STATED TASK: Without the pictures, print the lines running from the beginning of the material to the line containing "day_index = list(range(117))", both ends included.

INFORMATION SHOWN:
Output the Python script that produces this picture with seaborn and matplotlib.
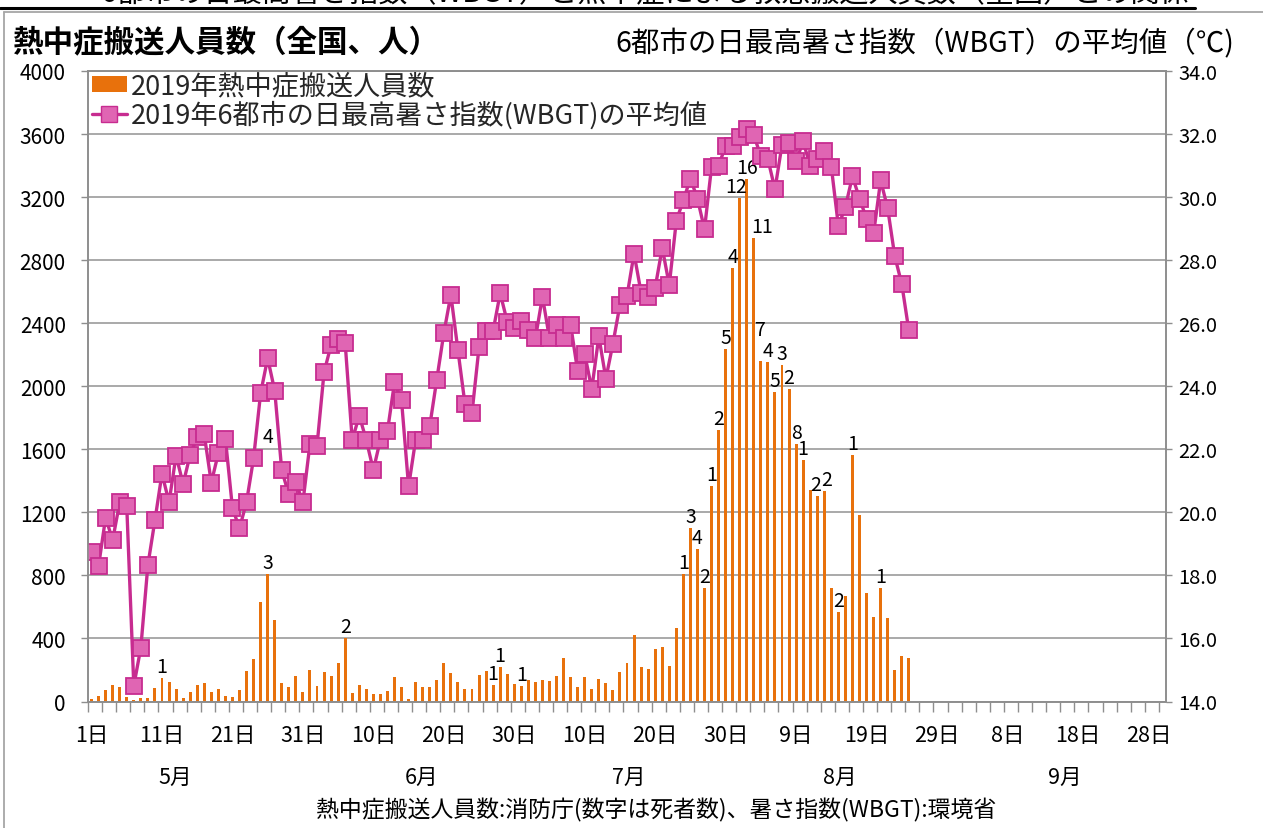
import numpy as np
import pandas as pd
import matplotlib
matplotlib.use("Agg")
import matplotlib.pyplot as plt
import matplotlib.transforms as mtransforms
from matplotlib.patches import Patch
from matplotlib.lines import Line2D
import seaborn as sns

sns.set_theme(style="white")
plt.rcParams['font.family'] = ['Noto Sans CJK JP', 'DejaVu Sans']

# ---------------- data ----------------
# day index 0 = May 1, 2019 ; axis covers May 1 .. Sep 30 (153 days)
n_axis_days = 153
day_index = list(range(117))  # May 1 .. Aug 25

transport = [17, 34, 72, 105, 93, 30, 8, 21, 21, 84,
             150, 124, 78, 25, 63, 105, 116, 59, 82, 36,
             30, 72, 194, 272, 633, 812, 519, 116, 89, 162,
             63, 203, 99, 184, 162, 245, 401, 57, 105, 78,
             47, 47, 64, 157, 94, 16, 126, 90, 90, 136,
             242, 178, 126, 79, 79, 168, 193, 104, 220, 172,
             111, 100, 136, 121, 136, 130, 161, 273, 157, 94,
             153, 79, 142, 115, 73, 187, 246, 419, 220, 206,
             332, 345, 225, 465, 811, 1102, 965, 723, 1370, 1725,
             2238, 2752, 3196, 3314, 2938, 2162, 2155, 1961, 2132, 1982,
             1636, 1529, 1339, 1303, 1335, 718, 569, 670, 1567, 1181,
             691, 537, 718, 529, 202, 288, 275]

wbgt = [18.74, 18.30, 19.83, 19.12, 20.32, 20.20, 14.50, 15.71, 18.33, 19.75,
        21.23, 20.32, 21.80, 20.90, 21.83, 22.38, 22.47, 20.94, 21.88, 22.34,
        20.14, 19.49, 20.33, 21.71, 23.78, 24.89, 23.86, 21.33, 20.57, 20.96,
        20.32, 22.17, 22.10, 24.44, 25.31, 25.50, 25.37, 22.29, 23.07, 22.29,
        21.34, 22.31, 22.57, 24.12, 23.55, 20.82, 22.30, 22.30, 22.73, 24.21,
        25.68, 26.90, 25.15, 23.44, 23.15, 25.24, 25.76, 25.76, 26.95, 26.05,
        25.84, 26.07, 25.77, 25.52, 26.84, 25.52, 25.95, 25.52, 25.95, 24.47,
        25.02, 23.91, 25.58, 24.24, 25.35, 26.58, 26.86, 28.21, 26.97, 26.84,
        27.13, 28.39, 27.21, 29.25, 29.90, 30.59, 29.95, 28.98, 30.96, 31.00,
        31.62, 31.62, 31.91, 32.17, 31.96, 31.30, 31.20, 30.25, 31.66, 31.72,
        31.14, 31.77, 30.98, 31.20, 31.45, 30.96, 29.08, 29.69, 30.66, 29.95,
        29.32, 28.85, 30.53, 29.64, 28.13, 27.24, 25.77]

deaths = {10: 1, 25: 3, 36: 2, 57: 1, 58: 1, 61: 1, 84: 1, 85: 3, 86: 4,
          87: 2, 88: 1, 89: 2, 90: 5, 91: 4, 92: 12, 93: 16, 94: 11, 95: 7,
          96: 4, 97: 5, 98: 3, 99: 2, 100: 8, 101: 1, 103: 2, 104: 2,
          106: 2, 108: 1, 112: 1}
extra_death_label = (25, 1680, "4")

x_tick_days = [0, 10, 20, 30, 40, 50, 60, 70, 80, 90, 100, 110, 120, 130, 140, 150]
x_tick_labels = ["1日", "11日", "21日", "31日", "10日", "20日", "30日", "10日",
                 "20日", "30日", "9日", "19日", "29日", "8日", "18日", "28日"]
month_labels = ["5月", "6月", "7月", "8月", "9月"]
month_pos = [11.9, 46.8, 76.2, 106.2, 138.2]
left_ticks = list(range(0, 4001, 400))
right_ticks = [14.0, 16.0, 18.0, 20.0, 22.0, 24.0, 26.0, 28.0, 30.0, 32.0, 34.0]

legend_labels = ["2019年熱中症搬送人員数", "2019年6都市の日最高暑さ指数(WBGT)の平均値"]
left_title = "熱中症搬送人員数（全国、人）"
right_title = "6都市の日最高暑さ指数（WBGT）の平均値（℃)"
note = "熱中症搬送人員数:消防庁(数字は死者数)、暑さ指数(WBGT):環境省"
header = "6都市の日最高暑さ指数（WBGT）と熱中症による救急搬送人員数（全国）との関係"

# ---------------- style ----------------
bar_color = "#E8710C"
line_color = "#C72C90"
marker_face = "#E065B3"
grid_color = "#A3A3A3"
spine_color = "#8E8E8E"
label_nudge = {92: (-0.5, 0), 94: (1.2, 0), 95: (0.0, 20), 103: (-0.25, 0), 104: (0.3, 0)}

W, H = 1263, 829
fig = plt.figure(figsize=(W / 100, H / 100), dpi=100)
fig.patch.set_facecolor("white")
ax = fig.add_axes([88 / W, (H - 702.5) / H, 1078 / W, 630.5 / H])

df = pd.DataFrame({"day": day_index, "count": transport})
sns.barplot(data=df, x="day", y="count", ax=ax, color=bar_color, width=0.42,
            native_scale=True, saturation=1, edgecolor="none", errorbar=None)

ax.set_xlim(-0.5, n_axis_days - 0.5)
ax.set_ylim(0, 4000)
ax.set_axisbelow(True)
ax.yaxis.grid(True, color=grid_color, linewidth=1.3)
ax.xaxis.grid(False)
ax.set_yticks(left_ticks)
ax.set_yticklabels([str(v) for v in left_ticks])
ax.set_xticks(x_tick_days)
ax.set_xticklabels(x_tick_labels)
ax.set_xticks(np.arange(-0.5, n_axis_days, 2), minor=True)
ax.tick_params(axis="x", which="major", length=0, pad=16, labelsize=15.5, labelcolor="black")
ax.tick_params(axis="x", which="minor", length=7, width=1.0, color=spine_color, direction="out", bottom=True)
ax.tick_params(axis="y", which="major", length=5, width=1.0, color=spine_color, pad=11,
               labelsize=15, labelcolor="black", left=True)
ax.set_xlabel("")
ax.set_ylabel("")
for s in ax.spines.values():
    s.set_color(spine_color)
    s.set_linewidth(1.2)

for i, d in deaths.items():
    dx, dy = label_nudge.get(i, (0, 0))
    ax.annotate(str(d), (i + dx, transport[i]), xytext=(0, 1 + dy), textcoords="offset pixels",
                ha="center", va="bottom", fontsize=14, color="black")
ax.text(extra_death_label[0], extra_death_label[1], extra_death_label[2],
        ha="center", va="center", fontsize=14, color="black")

ax2 = ax.twinx()
sns.lineplot(x=day_index, y=wbgt, ax=ax2, color=line_color, linewidth=2.4,
             marker="s", markersize=11, markerfacecolor=marker_face,
             markeredgecolor=line_color, markeredgewidth=1.3, sort=False)
ax2.set_ylim(14, 34)
ax2.set_yticks(right_ticks)
ax2.set_yticklabels([f"{v:.1f}" for v in right_ticks])
ax2.tick_params(axis="y", length=4, width=1.0, color=spine_color, pad=5,
                labelsize=14.5, labelcolor="black", right=True)
ax2.set_ylabel("")
ax2.grid(False)
for s in ax2.spines.values():
    s.set_color(spine_color)
    s.set_linewidth(1.2)

handles = [Patch(facecolor=bar_color, edgecolor="none"),
           Line2D([], [], color=line_color, lw=2.4, marker="s", markersize=11,
                  markerfacecolor=marker_face, markeredgecolor=line_color)]
ax2.legend(handles, legend_labels, loc="upper left", bbox_to_anchor=(0.002, 1.0),
           frameon=False, fontsize=19.5, handlelength=1.3, handleheight=0.55,
           handletextpad=0.15, borderpad=0.05, labelspacing=0.05, borderaxespad=0)

# month labels and other texts
btrans = mtransforms.blended_transform_factory(ax.transData, fig.transFigure)
for m, p in zip(month_labels, month_pos):
    fig.text(p, 1 - 778 / H, m, transform=btrans, ha="center", va="center", fontsize=15.5, color="black")

fig.text(656 / W, 1 - 810 / H, note, ha="center", va="center", fontsize=16.5, color="black")
fig.text(12 / W, 1 - 42 / H, left_title, ha="left", va="center", fontsize=22,
         fontweight="bold", color="black")
fig.text(1234 / W, 1 - 44 / H, right_title, ha="right", va="center", fontsize=20.5, color="black")

# cut-off header and frame
fig.text(645 / W, 1 - 1.5 / H, header, ha="center", va="baseline", fontsize=21, color="black")
fig.add_artist(Line2D([0, 1195 / W], [1 - 9 / H, 1 - 9 / H], color="black", lw=2.2,
                      transform=fig.transFigure))
fig.add_artist(Line2D([3.5 / W, 3.5 / W], [0, 1 - 12.5 / H], color="#A6A6A6", lw=1.3,
                      transform=fig.transFigure))
fig.add_artist(Line2D([3.5 / W, 1], [1 - 12.5 / H, 1 - 12.5 / H], color="#A6A6A6", lw=1.3,
                      transform=fig.transFigure))

fig.savefig("out.png", dpi=100, facecolor="white")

FINAL RESULT:
Output the Python script that produces this picture with seaborn and matplotlib.
import numpy as np
import pandas as pd
import matplotlib
matplotlib.use("Agg")
import matplotlib.pyplot as plt
import matplotlib.transforms as mtransforms
from matplotlib.patches import Patch
from matplotlib.lines import Line2D
import seaborn as sns

sns.set_theme(style="white")
plt.rcParams['font.family'] = ['Noto Sans CJK JP', 'DejaVu Sans']

# ---------------- data ----------------
# day index 0 = May 1, 2019 ; axis covers May 1 .. Sep 30 (153 days)
n_axis_days = 153
day_index = list(range(117))  # May 1 .. Aug 25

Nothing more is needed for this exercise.